▶ [SHORT PROBLEM]
Count the lines that include the string "with", and give only that number.

▶ [GIVEN DATA]
- - - -

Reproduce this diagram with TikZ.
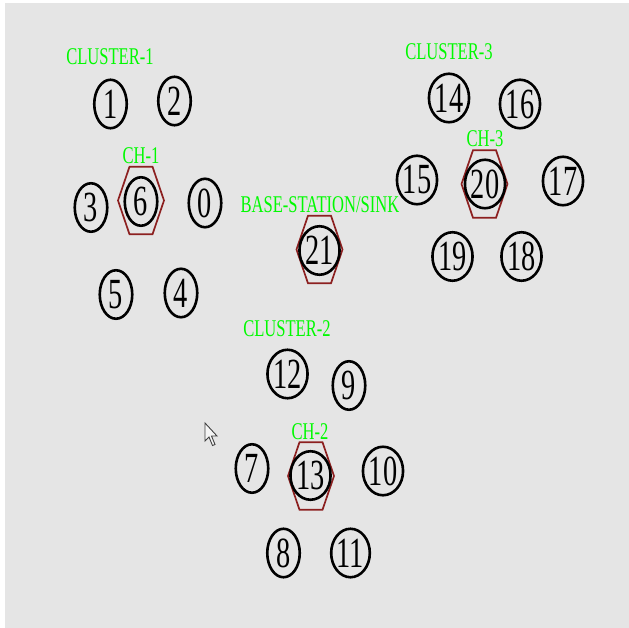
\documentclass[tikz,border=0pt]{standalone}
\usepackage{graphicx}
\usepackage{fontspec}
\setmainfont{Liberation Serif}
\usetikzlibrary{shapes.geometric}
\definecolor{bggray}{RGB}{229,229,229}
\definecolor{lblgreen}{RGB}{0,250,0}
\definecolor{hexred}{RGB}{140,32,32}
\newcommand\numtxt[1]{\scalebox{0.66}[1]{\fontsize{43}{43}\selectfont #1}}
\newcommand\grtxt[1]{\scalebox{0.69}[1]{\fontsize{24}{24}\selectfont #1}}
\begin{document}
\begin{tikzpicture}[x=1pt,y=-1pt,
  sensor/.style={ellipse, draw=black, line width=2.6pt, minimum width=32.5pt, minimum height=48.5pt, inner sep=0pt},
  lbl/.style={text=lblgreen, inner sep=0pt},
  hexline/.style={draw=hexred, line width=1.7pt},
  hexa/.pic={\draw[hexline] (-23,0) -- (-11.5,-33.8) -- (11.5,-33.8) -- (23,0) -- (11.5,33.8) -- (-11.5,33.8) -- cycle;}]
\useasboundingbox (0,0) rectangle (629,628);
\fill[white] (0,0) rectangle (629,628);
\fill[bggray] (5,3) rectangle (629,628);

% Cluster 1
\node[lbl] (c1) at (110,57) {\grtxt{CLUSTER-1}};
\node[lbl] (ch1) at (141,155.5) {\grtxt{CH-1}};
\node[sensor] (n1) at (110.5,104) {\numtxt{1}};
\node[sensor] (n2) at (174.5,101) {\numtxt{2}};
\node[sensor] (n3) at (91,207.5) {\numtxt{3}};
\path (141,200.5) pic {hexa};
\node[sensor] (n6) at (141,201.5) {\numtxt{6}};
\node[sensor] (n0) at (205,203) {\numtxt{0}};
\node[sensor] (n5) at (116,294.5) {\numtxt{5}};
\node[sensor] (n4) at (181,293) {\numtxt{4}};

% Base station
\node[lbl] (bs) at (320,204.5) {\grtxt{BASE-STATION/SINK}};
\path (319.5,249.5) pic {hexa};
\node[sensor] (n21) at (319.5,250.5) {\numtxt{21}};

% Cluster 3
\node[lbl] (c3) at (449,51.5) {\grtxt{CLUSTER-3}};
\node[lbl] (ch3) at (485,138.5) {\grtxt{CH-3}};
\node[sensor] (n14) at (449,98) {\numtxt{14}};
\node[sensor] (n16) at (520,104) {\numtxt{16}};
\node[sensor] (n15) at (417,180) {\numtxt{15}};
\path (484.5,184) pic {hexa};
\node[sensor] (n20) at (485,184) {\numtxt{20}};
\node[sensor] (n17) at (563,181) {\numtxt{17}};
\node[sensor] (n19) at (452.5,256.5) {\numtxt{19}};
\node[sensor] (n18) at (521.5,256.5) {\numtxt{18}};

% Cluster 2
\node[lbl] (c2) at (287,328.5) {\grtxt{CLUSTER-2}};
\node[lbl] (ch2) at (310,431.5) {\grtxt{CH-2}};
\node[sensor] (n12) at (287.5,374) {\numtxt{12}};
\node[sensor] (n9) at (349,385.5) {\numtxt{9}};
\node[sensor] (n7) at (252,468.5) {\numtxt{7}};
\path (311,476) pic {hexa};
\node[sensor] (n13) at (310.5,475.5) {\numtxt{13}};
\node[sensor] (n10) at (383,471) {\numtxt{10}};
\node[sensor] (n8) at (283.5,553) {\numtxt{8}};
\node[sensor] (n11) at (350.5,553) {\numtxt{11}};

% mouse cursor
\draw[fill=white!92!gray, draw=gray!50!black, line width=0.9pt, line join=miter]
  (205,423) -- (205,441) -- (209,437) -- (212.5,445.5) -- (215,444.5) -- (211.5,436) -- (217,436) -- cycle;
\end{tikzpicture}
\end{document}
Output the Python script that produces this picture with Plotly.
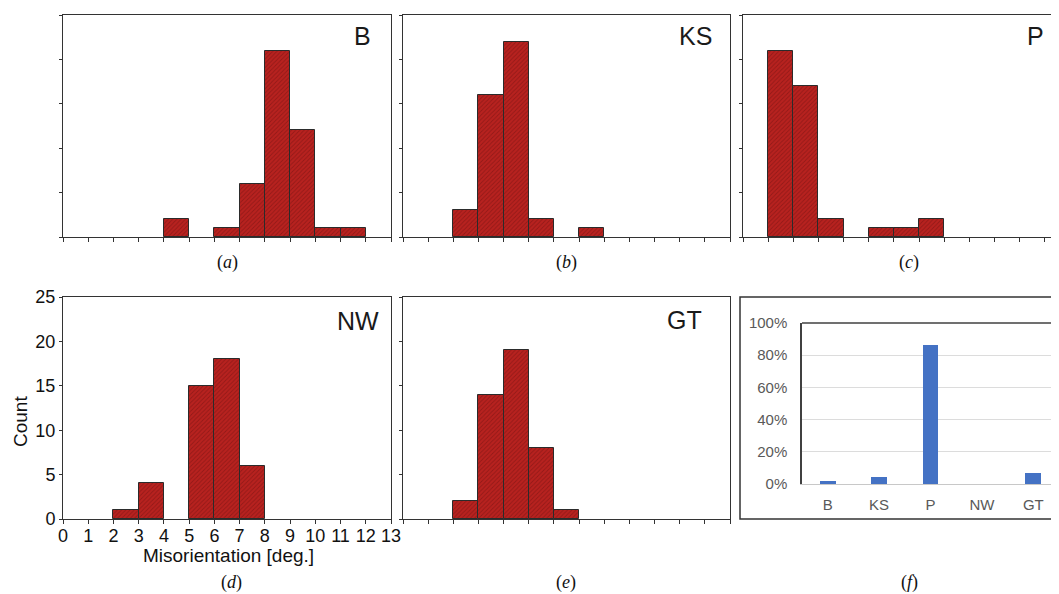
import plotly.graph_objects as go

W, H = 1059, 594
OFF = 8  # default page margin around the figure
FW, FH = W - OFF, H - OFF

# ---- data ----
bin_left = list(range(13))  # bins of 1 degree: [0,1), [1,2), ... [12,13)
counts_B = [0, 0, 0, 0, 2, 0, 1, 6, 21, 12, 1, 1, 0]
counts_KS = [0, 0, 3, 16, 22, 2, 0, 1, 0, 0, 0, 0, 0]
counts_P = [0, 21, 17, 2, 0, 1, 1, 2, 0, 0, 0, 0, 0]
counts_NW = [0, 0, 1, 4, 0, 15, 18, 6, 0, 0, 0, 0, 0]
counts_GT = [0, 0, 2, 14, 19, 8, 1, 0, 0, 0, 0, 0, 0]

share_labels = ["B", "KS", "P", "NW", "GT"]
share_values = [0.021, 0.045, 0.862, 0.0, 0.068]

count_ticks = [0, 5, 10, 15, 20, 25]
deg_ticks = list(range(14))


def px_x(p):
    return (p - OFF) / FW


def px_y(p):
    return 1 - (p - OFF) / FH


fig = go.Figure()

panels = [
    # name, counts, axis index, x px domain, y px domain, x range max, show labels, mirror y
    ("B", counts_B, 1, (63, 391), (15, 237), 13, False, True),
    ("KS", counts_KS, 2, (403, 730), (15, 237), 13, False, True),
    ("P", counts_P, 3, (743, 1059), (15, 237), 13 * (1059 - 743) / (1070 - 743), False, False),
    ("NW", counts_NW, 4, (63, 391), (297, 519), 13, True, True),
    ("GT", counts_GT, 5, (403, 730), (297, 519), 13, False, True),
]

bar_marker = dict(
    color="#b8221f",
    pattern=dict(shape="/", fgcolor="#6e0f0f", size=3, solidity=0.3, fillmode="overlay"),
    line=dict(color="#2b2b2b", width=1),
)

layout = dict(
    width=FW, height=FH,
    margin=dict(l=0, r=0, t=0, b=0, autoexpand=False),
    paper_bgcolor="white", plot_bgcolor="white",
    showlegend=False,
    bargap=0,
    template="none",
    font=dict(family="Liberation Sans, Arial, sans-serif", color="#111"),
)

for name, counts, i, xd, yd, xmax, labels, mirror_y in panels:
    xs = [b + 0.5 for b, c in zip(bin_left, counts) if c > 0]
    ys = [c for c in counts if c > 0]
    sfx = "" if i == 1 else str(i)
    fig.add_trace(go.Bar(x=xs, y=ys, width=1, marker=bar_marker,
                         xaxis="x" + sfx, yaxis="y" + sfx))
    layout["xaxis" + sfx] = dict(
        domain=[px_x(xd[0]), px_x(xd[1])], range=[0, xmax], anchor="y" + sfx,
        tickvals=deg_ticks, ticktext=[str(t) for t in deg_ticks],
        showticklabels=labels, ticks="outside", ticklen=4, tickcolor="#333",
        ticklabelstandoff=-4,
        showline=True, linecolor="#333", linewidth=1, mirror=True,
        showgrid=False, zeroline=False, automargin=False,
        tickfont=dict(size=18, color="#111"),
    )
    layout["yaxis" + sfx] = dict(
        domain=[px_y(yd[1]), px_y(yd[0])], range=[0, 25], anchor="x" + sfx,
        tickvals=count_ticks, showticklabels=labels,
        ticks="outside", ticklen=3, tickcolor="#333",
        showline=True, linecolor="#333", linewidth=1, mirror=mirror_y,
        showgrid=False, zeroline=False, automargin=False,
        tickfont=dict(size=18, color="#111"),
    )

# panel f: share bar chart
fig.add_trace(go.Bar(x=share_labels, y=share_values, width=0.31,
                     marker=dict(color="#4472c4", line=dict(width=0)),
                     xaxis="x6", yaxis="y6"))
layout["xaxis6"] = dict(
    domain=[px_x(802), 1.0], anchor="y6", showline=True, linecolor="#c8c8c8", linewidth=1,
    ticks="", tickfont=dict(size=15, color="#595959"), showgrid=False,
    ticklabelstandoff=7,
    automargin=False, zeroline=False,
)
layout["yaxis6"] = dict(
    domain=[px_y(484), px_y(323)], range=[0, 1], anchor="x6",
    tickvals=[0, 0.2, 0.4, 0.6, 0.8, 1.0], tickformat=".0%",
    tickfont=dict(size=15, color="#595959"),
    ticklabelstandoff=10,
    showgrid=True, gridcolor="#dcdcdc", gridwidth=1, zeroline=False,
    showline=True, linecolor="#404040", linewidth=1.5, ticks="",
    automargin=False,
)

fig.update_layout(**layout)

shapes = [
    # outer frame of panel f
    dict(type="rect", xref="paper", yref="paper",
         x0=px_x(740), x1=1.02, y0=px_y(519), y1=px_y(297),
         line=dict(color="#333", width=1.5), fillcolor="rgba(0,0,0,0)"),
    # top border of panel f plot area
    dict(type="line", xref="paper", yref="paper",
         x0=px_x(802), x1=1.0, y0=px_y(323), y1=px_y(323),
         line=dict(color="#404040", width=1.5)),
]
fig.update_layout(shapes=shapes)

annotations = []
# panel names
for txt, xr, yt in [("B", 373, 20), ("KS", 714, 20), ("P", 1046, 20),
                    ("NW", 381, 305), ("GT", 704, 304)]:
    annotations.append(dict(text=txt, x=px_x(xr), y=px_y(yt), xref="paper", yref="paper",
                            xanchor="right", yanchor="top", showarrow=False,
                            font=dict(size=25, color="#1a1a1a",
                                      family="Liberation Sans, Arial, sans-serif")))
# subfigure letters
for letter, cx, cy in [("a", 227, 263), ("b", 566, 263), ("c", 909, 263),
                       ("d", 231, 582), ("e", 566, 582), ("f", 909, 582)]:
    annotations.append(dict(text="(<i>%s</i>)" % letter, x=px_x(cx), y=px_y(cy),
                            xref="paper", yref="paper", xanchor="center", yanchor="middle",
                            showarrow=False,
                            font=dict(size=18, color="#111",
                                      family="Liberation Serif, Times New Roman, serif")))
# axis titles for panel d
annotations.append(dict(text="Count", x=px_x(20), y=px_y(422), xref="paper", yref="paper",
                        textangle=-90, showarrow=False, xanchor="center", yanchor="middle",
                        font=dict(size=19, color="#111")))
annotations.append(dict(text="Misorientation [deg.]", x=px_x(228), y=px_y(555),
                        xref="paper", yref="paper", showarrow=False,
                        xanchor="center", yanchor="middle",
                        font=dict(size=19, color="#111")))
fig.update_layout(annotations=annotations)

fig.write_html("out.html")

- - - -

▶ [RESULT OF THIS EXERCISE]
2